Contrary to their expectations, the team found that the object was not following the anticipated trajectory if only the gravity of the sun and the planets were determining its path.
“Unexpectedly, we found that ‘Oumuamua was not slowing down as much as it should have due to just gravitational forces,” Micheli said, lead author of the paper reporting the team’s findings, published in the journal, “Nature.”
What could be causing this curious behavior? Rigorous analysis ruled out a range of possible influences, such as radiation pressure or thermal effects from the sun, or interaction with the sun’s solar wind. Other less likely scenarios, such as a collision with another body or ‘Oumuamua being two separate loosely held-together objects, were also discarded.

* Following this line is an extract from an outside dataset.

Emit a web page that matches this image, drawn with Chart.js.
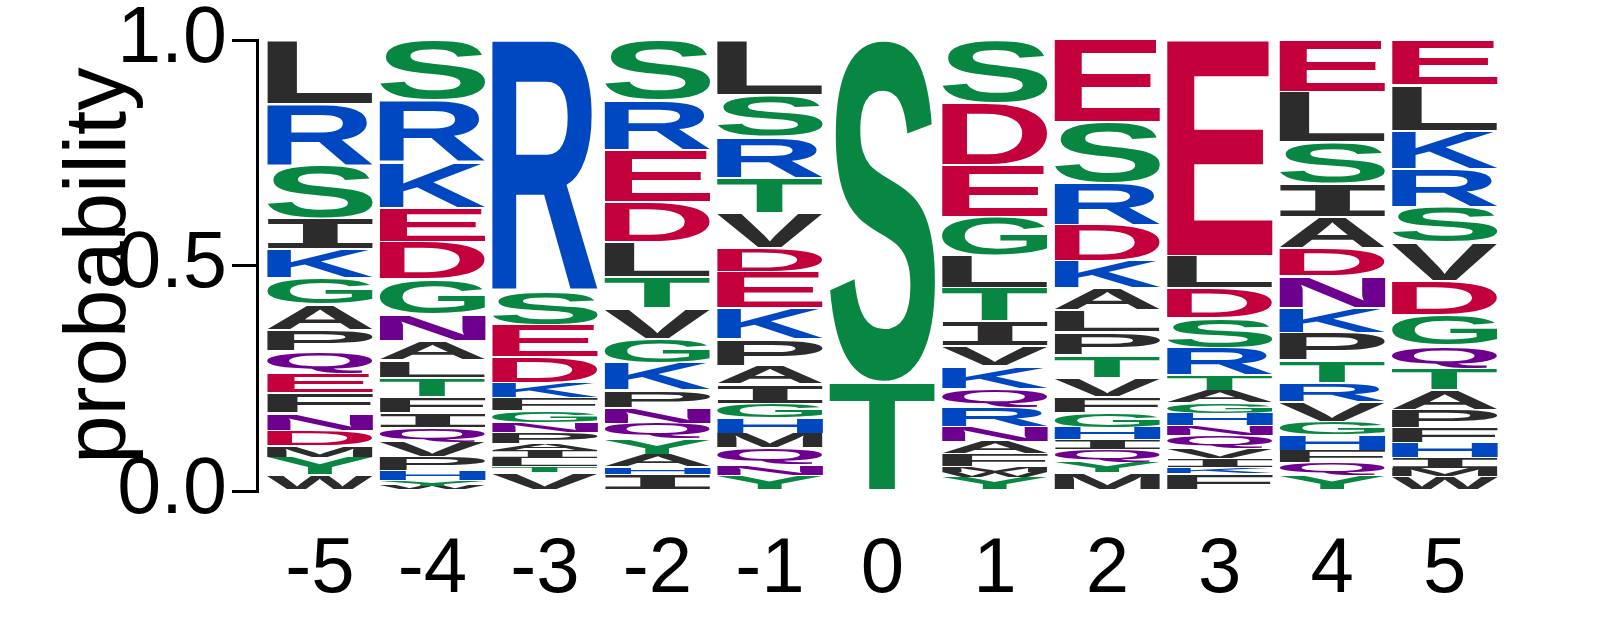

Comets contain ices that sublimate, or turn directly from a solid to a gas when warmed by the sun. This process drags out dust from the comet’s surface to create a fuzzy “atmosphere” and sometimes a tail. The release of gas pressure at different locations and times can have the effect of pushing the comet slightly off course compared with the expected path if only gravitational forces were at play. The team has not detected any dusty material or chemical signatures that would typically characterize a comet, even in the deepest images taken.
“Oumuamua is small — no more than a half a mile long — and it could have been releasing a small amount of relatively large dust for it to have escaped detection,” Meech said. “To really understand ‘Oumuamua we would need to send a space probe to it. This is actually possible, but it would be very expensive and take a long time to get there so it isn’t practical this time. We just have to be ready for the next one.”
Because of its small size and faintness, current observations of ‘Oumuamua do not provide all the information astronomers need to determine important aspects of the comet’s surface.
“When ‘Oumuamua was discovered, the astronomy community gathered as much data as possible but ultimately the object was just not visible long enough to answer all our questions,” Ken Chambers from PanSTARRS said. “With PanSTARRS monitoring the skies, we hope to discover more ‘Oumuamua-like objects in the future and begin to answer the really interesting questions about this class of objects.”